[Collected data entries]

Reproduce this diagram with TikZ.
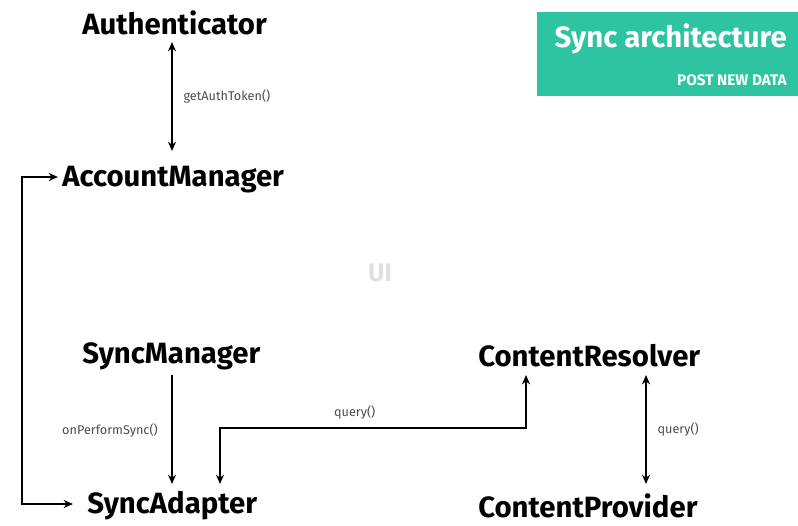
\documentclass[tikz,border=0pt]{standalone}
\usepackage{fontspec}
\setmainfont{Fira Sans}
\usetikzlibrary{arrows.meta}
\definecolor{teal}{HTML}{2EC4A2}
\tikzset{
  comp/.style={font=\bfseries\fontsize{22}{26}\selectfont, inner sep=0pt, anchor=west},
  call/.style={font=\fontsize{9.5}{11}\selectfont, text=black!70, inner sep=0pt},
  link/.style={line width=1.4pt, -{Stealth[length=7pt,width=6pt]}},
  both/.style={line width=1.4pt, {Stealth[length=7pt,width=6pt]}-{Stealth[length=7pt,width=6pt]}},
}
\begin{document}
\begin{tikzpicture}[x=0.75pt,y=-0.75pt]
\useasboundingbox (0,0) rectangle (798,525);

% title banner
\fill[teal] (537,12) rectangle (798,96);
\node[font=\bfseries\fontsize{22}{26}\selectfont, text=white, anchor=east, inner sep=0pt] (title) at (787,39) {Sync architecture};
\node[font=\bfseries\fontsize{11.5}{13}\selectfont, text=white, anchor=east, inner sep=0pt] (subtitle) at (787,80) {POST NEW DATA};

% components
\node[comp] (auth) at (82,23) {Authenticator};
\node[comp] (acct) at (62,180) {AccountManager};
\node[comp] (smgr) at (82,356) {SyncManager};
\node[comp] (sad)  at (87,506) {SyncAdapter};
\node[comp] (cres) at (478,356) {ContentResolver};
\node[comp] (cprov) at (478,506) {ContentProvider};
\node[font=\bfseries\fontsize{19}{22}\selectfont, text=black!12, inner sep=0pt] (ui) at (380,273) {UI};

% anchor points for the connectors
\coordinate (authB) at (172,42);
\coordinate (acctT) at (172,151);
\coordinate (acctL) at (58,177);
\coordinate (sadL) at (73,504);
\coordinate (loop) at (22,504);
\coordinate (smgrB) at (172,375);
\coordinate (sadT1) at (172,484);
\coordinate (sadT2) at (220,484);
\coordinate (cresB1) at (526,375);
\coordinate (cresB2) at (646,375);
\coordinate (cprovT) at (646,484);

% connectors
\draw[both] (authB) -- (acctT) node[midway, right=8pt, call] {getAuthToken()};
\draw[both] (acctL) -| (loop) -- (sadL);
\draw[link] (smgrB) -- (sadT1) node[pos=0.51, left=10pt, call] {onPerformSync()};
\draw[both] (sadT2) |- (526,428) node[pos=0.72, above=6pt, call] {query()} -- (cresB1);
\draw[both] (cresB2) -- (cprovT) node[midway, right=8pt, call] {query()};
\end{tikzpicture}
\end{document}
...
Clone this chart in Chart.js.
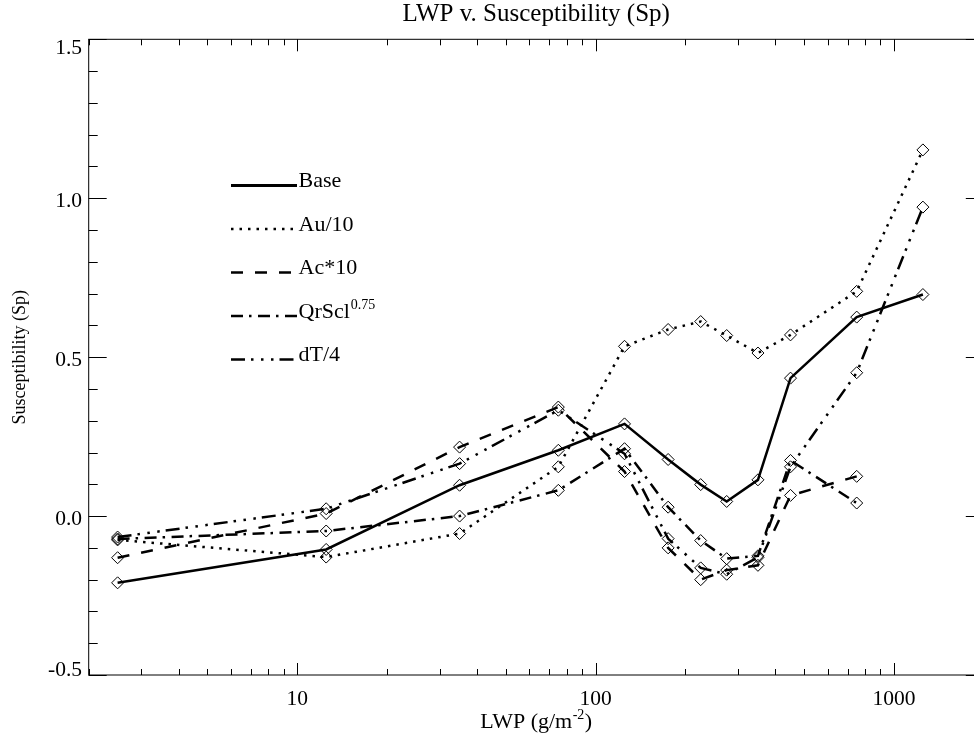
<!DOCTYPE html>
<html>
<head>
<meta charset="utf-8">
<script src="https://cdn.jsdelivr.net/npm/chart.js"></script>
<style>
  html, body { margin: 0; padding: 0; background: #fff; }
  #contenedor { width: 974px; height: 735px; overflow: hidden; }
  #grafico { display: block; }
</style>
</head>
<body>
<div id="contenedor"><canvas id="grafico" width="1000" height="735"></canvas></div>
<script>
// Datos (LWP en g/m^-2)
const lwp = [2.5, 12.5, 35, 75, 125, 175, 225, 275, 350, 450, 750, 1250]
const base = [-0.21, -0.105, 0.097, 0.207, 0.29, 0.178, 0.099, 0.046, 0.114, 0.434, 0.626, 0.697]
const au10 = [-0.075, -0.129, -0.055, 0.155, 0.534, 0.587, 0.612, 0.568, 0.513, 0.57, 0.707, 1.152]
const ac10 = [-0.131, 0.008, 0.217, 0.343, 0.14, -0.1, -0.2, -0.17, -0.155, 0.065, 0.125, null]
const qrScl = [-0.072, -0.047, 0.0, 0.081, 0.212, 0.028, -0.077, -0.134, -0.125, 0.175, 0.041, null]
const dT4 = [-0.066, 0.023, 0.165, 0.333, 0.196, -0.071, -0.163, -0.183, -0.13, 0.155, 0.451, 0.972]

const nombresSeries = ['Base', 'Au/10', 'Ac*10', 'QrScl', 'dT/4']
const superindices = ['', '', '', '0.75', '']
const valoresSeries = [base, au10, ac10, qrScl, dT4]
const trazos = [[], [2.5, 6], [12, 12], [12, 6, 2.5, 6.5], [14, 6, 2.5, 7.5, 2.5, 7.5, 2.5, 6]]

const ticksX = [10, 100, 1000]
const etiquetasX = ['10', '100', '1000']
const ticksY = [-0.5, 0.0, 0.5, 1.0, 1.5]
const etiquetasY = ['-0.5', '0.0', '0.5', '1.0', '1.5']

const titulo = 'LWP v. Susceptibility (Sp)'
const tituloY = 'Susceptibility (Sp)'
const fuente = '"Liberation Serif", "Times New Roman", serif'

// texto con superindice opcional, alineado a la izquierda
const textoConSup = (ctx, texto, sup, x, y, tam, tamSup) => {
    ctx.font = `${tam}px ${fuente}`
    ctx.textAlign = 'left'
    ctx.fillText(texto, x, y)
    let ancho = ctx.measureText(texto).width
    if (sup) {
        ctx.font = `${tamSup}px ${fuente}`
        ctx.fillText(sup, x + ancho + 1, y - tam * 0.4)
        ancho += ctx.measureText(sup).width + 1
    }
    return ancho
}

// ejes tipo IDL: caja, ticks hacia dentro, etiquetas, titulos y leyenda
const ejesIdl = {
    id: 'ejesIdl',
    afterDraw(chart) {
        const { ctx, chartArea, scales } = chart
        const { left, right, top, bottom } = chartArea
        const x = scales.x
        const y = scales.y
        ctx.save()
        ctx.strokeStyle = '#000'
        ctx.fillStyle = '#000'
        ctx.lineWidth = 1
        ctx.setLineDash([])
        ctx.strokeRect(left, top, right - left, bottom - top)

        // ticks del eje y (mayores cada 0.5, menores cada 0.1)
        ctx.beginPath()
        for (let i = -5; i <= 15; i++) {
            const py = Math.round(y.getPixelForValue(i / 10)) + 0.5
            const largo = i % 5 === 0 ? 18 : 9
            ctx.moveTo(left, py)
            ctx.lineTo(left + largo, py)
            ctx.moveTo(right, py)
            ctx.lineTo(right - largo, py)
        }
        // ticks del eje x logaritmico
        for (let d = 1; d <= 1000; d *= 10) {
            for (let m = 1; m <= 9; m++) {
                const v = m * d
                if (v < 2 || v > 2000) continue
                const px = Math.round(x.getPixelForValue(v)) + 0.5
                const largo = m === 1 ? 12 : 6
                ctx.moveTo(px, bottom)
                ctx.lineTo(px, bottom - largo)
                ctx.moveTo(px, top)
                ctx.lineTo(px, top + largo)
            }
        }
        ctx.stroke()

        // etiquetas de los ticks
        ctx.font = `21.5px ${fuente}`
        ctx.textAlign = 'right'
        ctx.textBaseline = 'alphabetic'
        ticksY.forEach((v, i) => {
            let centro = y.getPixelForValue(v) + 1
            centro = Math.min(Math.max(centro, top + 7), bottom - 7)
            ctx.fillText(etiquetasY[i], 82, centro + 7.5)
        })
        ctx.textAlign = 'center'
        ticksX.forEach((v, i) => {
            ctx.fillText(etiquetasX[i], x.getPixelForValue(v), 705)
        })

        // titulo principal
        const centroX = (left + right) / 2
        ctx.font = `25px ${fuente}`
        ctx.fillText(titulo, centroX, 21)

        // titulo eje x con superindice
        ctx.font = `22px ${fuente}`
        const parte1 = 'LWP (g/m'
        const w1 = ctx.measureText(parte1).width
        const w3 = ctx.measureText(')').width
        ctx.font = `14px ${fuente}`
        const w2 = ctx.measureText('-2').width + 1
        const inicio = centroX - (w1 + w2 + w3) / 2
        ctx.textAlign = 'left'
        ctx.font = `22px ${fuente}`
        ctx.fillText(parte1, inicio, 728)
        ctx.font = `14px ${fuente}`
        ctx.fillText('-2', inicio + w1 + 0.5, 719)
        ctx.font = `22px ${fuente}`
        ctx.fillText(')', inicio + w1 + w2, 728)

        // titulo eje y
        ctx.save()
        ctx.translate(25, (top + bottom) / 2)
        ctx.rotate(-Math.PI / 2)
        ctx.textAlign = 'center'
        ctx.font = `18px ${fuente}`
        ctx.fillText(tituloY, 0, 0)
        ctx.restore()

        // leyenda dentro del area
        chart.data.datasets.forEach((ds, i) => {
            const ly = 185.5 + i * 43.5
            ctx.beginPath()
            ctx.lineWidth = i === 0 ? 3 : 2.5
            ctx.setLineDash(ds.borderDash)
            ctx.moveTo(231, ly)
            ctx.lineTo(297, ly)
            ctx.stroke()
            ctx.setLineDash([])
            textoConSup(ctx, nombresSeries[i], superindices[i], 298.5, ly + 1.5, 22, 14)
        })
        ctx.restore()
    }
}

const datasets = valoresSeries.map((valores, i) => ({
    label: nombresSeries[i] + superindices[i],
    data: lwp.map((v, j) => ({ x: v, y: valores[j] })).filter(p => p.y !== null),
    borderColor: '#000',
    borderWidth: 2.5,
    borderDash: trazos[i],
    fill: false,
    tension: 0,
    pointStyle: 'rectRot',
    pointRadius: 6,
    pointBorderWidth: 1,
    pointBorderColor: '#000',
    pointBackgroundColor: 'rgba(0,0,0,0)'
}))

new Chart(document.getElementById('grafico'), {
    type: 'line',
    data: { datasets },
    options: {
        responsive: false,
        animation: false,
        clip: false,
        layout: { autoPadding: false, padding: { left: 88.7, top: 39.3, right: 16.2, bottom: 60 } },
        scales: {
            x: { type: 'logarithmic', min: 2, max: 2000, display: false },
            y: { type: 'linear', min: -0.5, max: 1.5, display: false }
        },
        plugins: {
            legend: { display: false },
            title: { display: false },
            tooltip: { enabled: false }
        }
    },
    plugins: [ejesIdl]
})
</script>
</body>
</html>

→ **Your instructions**
Using the entries above, return each line in which the word "this" occurs.

→ **Answer to the exercise**
Reproduce this diagram with TikZ.
Clone this chart in Chart.js.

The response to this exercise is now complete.